So bailout or bankruptcy for America’s bed-ridden auto industry?
Opponents of the Bush administration’s $17 billion lifeline to General Motors and Chrysler say it’s not an “either/or” question.
For many, the bailout simply defers the inevitable day when the carmakers will be obliged to swallow a much more unpalatable pill – and file for Chapter 11 bankruptcy. In other words, it’s a matter of bailout – and then bankruptcy.
Bailout boosters, on the other hand, argue that a government rescue provided with strict conditions is the best way to prevent total panic from spreading across the industry.
Bankruptcy administration, they say, could trigger a chain-reaction of other failures as those dependent on the automakers – from parts suppliers to dealerships – suddenly find their oxygen supply cut off or severely restricted.
The Center for Automotive Research in the US state of Michigan estimates that two million jobs could be lost in the ensuing fallout – and that’s assuming that The Big Three continue to operate at just half their operating capacity. The Center figures revenue losses could total 275 billion dollars.

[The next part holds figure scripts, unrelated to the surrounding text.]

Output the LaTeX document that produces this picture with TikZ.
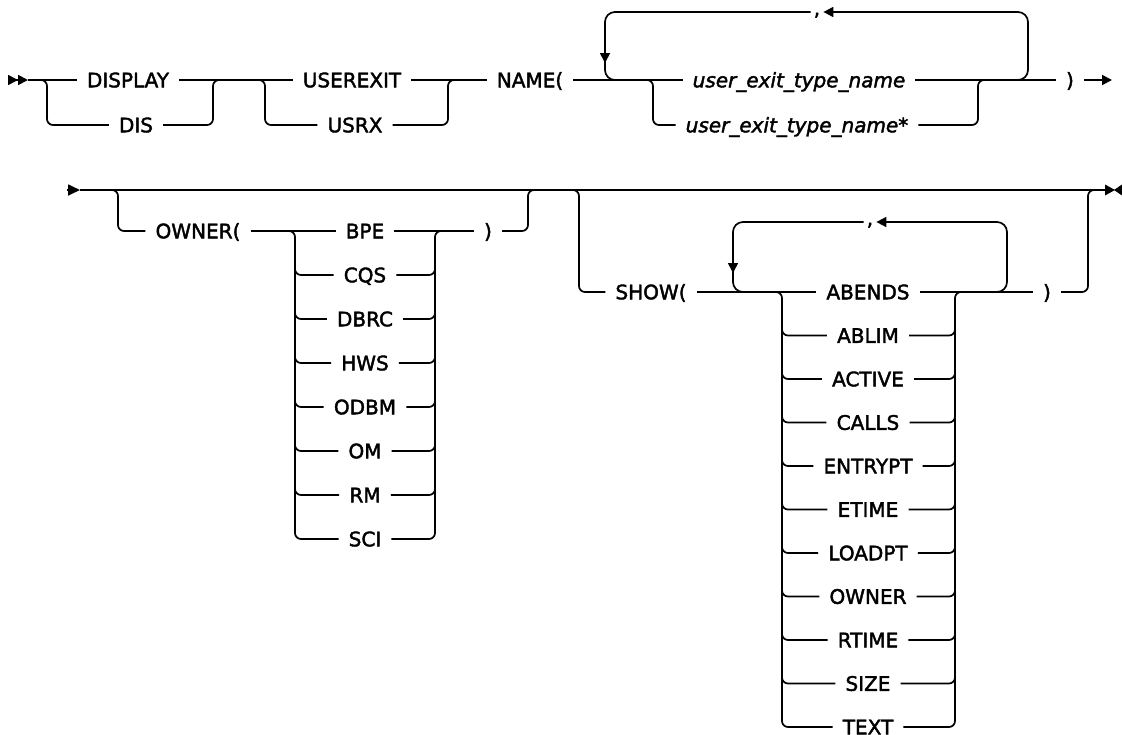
\documentclass[tikz,border=0pt]{standalone}
\usepackage{fontspec}
\setmainfont{DejaVu Sans}
\newfontfamily\railfont{DejaVu Sans}[FakeBold=2]
\usetikzlibrary{arrows.meta}

\tikzset{
  rail/.style={line width=1.7pt, line join=round},
  kw/.style={font=\fontsize{20}{23}\railfont, inner xsep=10pt, inner ysep=0pt,
    text height=14.6pt, text depth=0pt},
  var/.style={kw, font=\fontsize{20}{23}\railfont\itshape},
  sep/.style={kw, inner xsep=3pt},
  tip/.style={-{Triangle[length=10pt,width=10pt]}},
}

\begin{document}
\begin{tikzpicture}[x=1pt, y=-1pt]
    \useasboundingbox (0,0) rectangle (1122,734);

    % first line: keywords
    \node[kw] (display) at (128,80) {DISPLAY};
    \node[kw] (dis) at (136,125) {DIS};
    \node[kw] (userexit) at (352,80) {USEREXIT};
    \node[kw] (usrx) at (355,125) {USRX};
    \node[kw] (name) at (530,80) {NAME(};
    \node[var] (uetn) at (799,80) {user\_exit\_type\_name};
    \node[var] (uetnstar) at (797,125) {user\_exit\_type\_name*};
    \node[sep] (comma1) at (817,12) {\raisebox{4pt}{,}};
    \node[kw] (rparen1) at (1070,80) {)};
    \coordinate (start1) at (28,80);
    \coordinate (end1) at (1112,80);

    % start marker and main rail
    \draw[rail, -{Triangle[length=10pt,width=10pt]Triangle[length=10pt,width=10pt]}] (8,80) -- (start1);
    \draw[rail] (start1) -- (display.west) (display.east) -- (userexit.west)
        (userexit.east) -- (name.west) (name.east) -- (uetn.west) (uetn.east) -- (rparen1.west);
    \draw[rail, tip] (rparen1.east) -- (end1);

    % DISPLAY | DIS
    \draw[rail, rounded corners=6] (38,80) -- (47,80) -- (47,125) -- (dis.west);
    \draw[rail, rounded corners=6] (dis.east) -- (213,125) -- (213,80) -- (222,80);
    % USEREXIT | USRX
    \draw[rail, rounded corners=6] (256,80) -- (265,80) -- (265,125) -- (usrx.west);
    \draw[rail, rounded corners=6] (usrx.east) -- (448,125) -- (448,80) -- (457,80);
    % name choice
    \draw[rail, rounded corners=6] (644,80) -- (653,80) -- (653,125) -- (uetnstar.west);
    \draw[rail, rounded corners=6] (uetnstar.east) -- (978,125) -- (978,80) -- (987,80);
    % repeat loop
    \draw[rail, tip, rounded corners=10] (1012,80) -- (1028,80) -- (1028,12) -- (comma1.east);
    \draw[rail, tip, rounded corners=10] (comma1.west) -- (605,12) -- (605,63);
    \draw[rail, rounded corners=10] (605,55) -- (605,80) -- (621,80);

    % second line
    \coordinate (start2) at (80,190);
    \coordinate (end2) at (1105,190);
    \draw[rail, -{Triangle[length=12pt,width=11pt]}] (67,190) -- (start2);
    \draw[rail] (start2) -- (end2);
    \fill (1105,184.5) -- (1115,190) -- (1105,195.5) -- cycle;
    \fill (1122,184.5) -- (1114,190) -- (1122,195.5) -- cycle;

    % OWNER( ... )
    \node[kw] (owner) at (198,231) {OWNER(};
    \node[kw] (rparen2) at (488,231) {)};
    \foreach \lbl [count=\i from 0] in {BPE,CQS,DBRC,HWS,ODBM,OM,RM,SCI}
        \node[kw] (o\i) at (365,{231+44*\i}) {\lbl};
    \draw[rail, rounded corners=6] (109,190) -- (118,190) -- (118,231) -- (owner.west);
    \draw[rail] (owner.east) -- (o0.west) (o0.east) -- (rparen2.west);
    \draw[rail, rounded corners=6] (rparen2.east) -- (528,231) -- (528,190) -- (537,190);
    \draw[rail, rounded corners=6] (286,231) -- (295,231) -- (295,539) -- (o7.west);
    \draw[rail, rounded corners=6] (o7.east) -- (435,539) -- (435,231) -- (444,231);
    \foreach \i in {1,...,6} {
        \draw[rail, rounded corners=6] (295,{231+44*\i-12}) -- (295,{231+44*\i}) -- (o\i.west);
        \draw[rail, rounded corners=6] (o\i.east) -- (435,{231+44*\i}) -- (435,{231+44*\i-12});
    }

    % SHOW( ... )
    \node[kw] (show) at (651,292) {SHOW(};
    \node[kw] (rparen3) at (1047,292) {)};
    \node[sep] (comma2) at (870,222) {\raisebox{4pt}{,}};
    \foreach \lbl [count=\i from 0] in {ABENDS,ABLIM,ACTIVE,CALLS,ENTRYPT,ETIME,LOADPT,OWNER,RTIME,SIZE,TEXT}
        \node[kw] (s\i) at (868,{292+43.5*\i}) {\lbl};
    \draw[rail, rounded corners=6] (570,190) -- (579,190) -- (579,292) -- (show.west);
    \draw[rail] (show.east) -- (s0.west) (s0.east) -- (rparen3.west);
    \draw[rail, rounded corners=6] (rparen3.east) -- (1088,292) -- (1088,190) -- (1097,190);
    \draw[rail, rounded corners=6] (773,292) -- (782,292) -- (782,727) -- (s10.west);
    \draw[rail, rounded corners=6] (s10.east) -- (955,727) -- (955,292) -- (964,292);
    \foreach \i in {1,...,9} {
        \draw[rail, rounded corners=6] (782,{292+43.5*\i-12}) -- (782,{292+43.5*\i}) -- (s\i.west);
        \draw[rail, rounded corners=6] (s\i.east) -- (955,{292+43.5*\i}) -- (955,{292+43.5*\i-12});
    }
    % repeat loop
    \draw[rail, tip, rounded corners=10] (990,292) -- (1007,292) -- (1007,222) -- (comma2.east);
    \draw[rail, tip, rounded corners=10] (comma2.west) -- (733,222) -- (733,273);
    \draw[rail, rounded corners=10] (733,265) -- (733,292) -- (749,292);
\end{tikzpicture}
\end{document}
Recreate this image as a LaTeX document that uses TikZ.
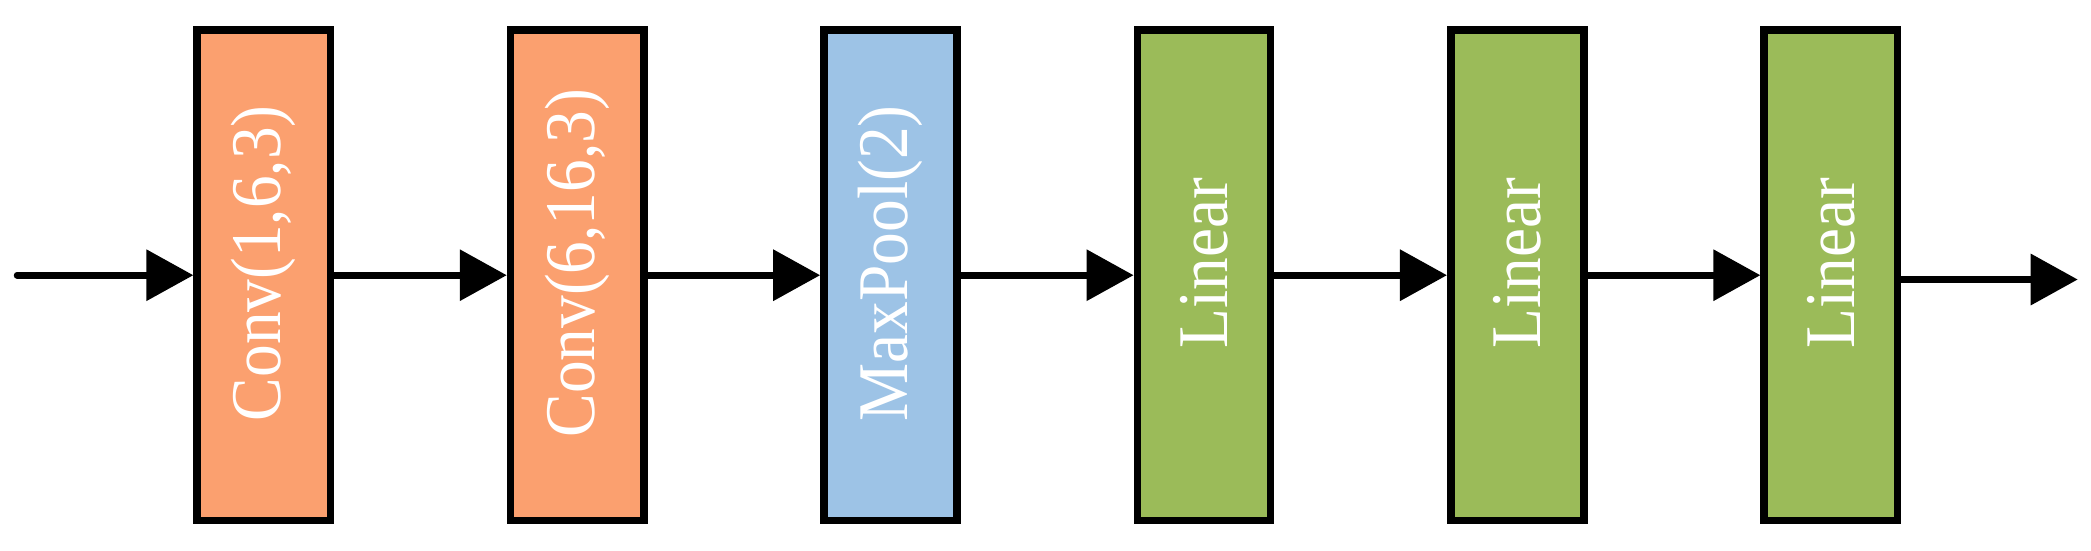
\documentclass[tikz,border=0pt]{standalone}
\usepackage{fontspec}
\setmainfont{Liberation Serif}
\usepackage{graphicx}
\usetikzlibrary{arrows.meta}
\definecolor{convc}{HTML}{FBA06F}
\definecolor{poolc}{HTML}{9DC3E6}
\definecolor{linc}{HTML}{9BBB59}
% rotated layer name, slightly tall letters
\newcommand{\lname}[1]{\rotatebox{90}{\hspace*{0.24cm}\scalebox{1}[1.09]{#1}}}
\tikzset{
    layer/.style={draw,line width=0.077cm,minimum width=1.332cm,minimum height=4.907cm,
      inner sep=0pt,text=white,font=\fontsize{18.6}{21}\selectfont},
    flow/.style={-{Triangle[length=0.47cm,width=0.5cm]},line width=0.067cm,line cap=round},
  }
\begin{document}
\begin{tikzpicture}
				  \useasboundingbox (0,0) rectangle (20.91,5.5);
				  %layers
				  \node[layer,fill=convc] (c1) at (2.638,2.748) {\lname{Conv(1,6,3)}};
				  \node[layer,fill=convc] (c2) at (5.772,2.748) {\lname{Conv(6,16,3)}};
				  \node[layer,fill=poolc] (p)  at (8.906,2.748) {\lname{MaxPool(2)}};
				  \node[layer,fill=linc]  (l1) at (12.040,2.748) {\lname{Linear}};
				  \node[layer,fill=linc]  (l2) at (15.174,2.748) {\lname{Linear}};
				  \node[layer,fill=linc]  (l3) at (18.308,2.748) {\lname{Linear}};
				  
				  %in and out
				  \coordinate(in) at (0.171,2.748);
				  \coordinate(out) at (20.777,2.705);
				  \draw[flow] (in) -- (c1);
				  \draw[flow] (c1) -- (c2);
				  \draw[flow] (c2) -- (p);
				  \draw[flow] (p) -- (l1);
				  \draw[flow] (l1) -- (l2);
				  \draw[flow] (l2) -- (l3);
				  \draw[flow] ([yshift=-0.043cm]l3.east) -- (out);
				  \end{tikzpicture}
\end{document}
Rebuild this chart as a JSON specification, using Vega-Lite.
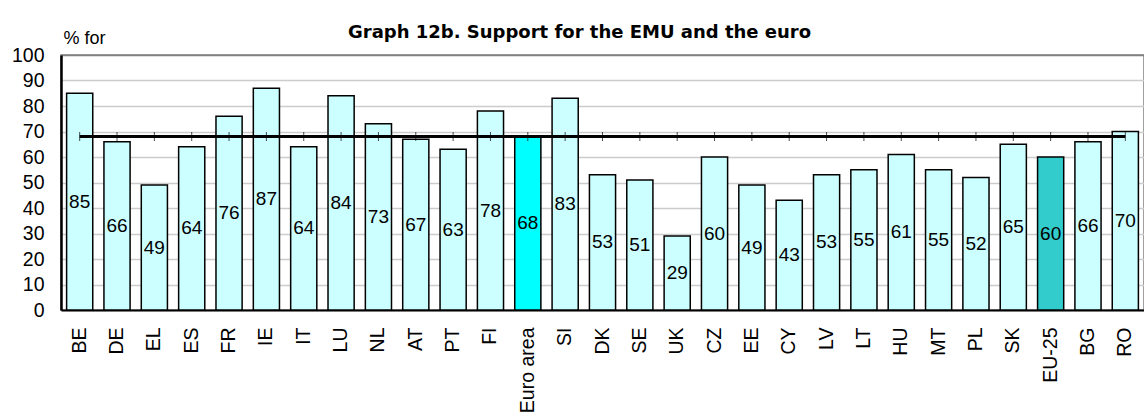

And then there are the creditors who presumably would not be paid – or would be paid a mere fraction of the debts owed – by GM and Chrysler while under Chapter 11.
As France’s Le Figaro daily points out, there’s also the risk that Americans would balk at buying new cars from an automaker in bankruptcy – a fear that would feed on itself, leading to a further collapse in their already tanking sales.
But this may be overstating the psychological fallout from a bankruptcy filing. For one, other US companies such as Delta and United Airlines subjected themselves to Chapter 11 – and lived to tell the tale.
And Chapter 11-bashers also tend to minimize the fact that the terms of the government bailout are often equally stringent. It requires the automakers to slash labor costs, reorganize their debts, promote cleaner, more fuel-efficient cars for the future and limit executive pay, among other measures.
In other words, it severely restricts the carmakers’ autonomy, and at great cost to the workers, represented by the UAW union.
Barack Obama drew support from the UAW during his campaign. And he’s now promising to do whatever he can to make sure they don’t have to bear alone the brunt of the burden from the restructuring. At the same time, he is keen to encourage the industry to shed its bad, old habits and retool for the future. In other words, he’s caught between a Barack and a hard place when it comes to saving the automakers.
Among those who see a bailout as merely postponing later pain is the Nobel economics laureate, Joseph Stiglitz.
According to the DC Economic Policy Examiner, he feels “a bailout would benefit shareholders and bondholders as much as anybody else. These are not the people that need help right now. In fact, they contributed to the problem.”
Stiglitz blames the failure of the industry on “the managers of US carmakers and America’s financial markets, which failed in their oversight and encouraged short-sighted behavior.”
For those in the anti-bailout brigade, Washington is throwing good money at bad management – at taxpayer expense.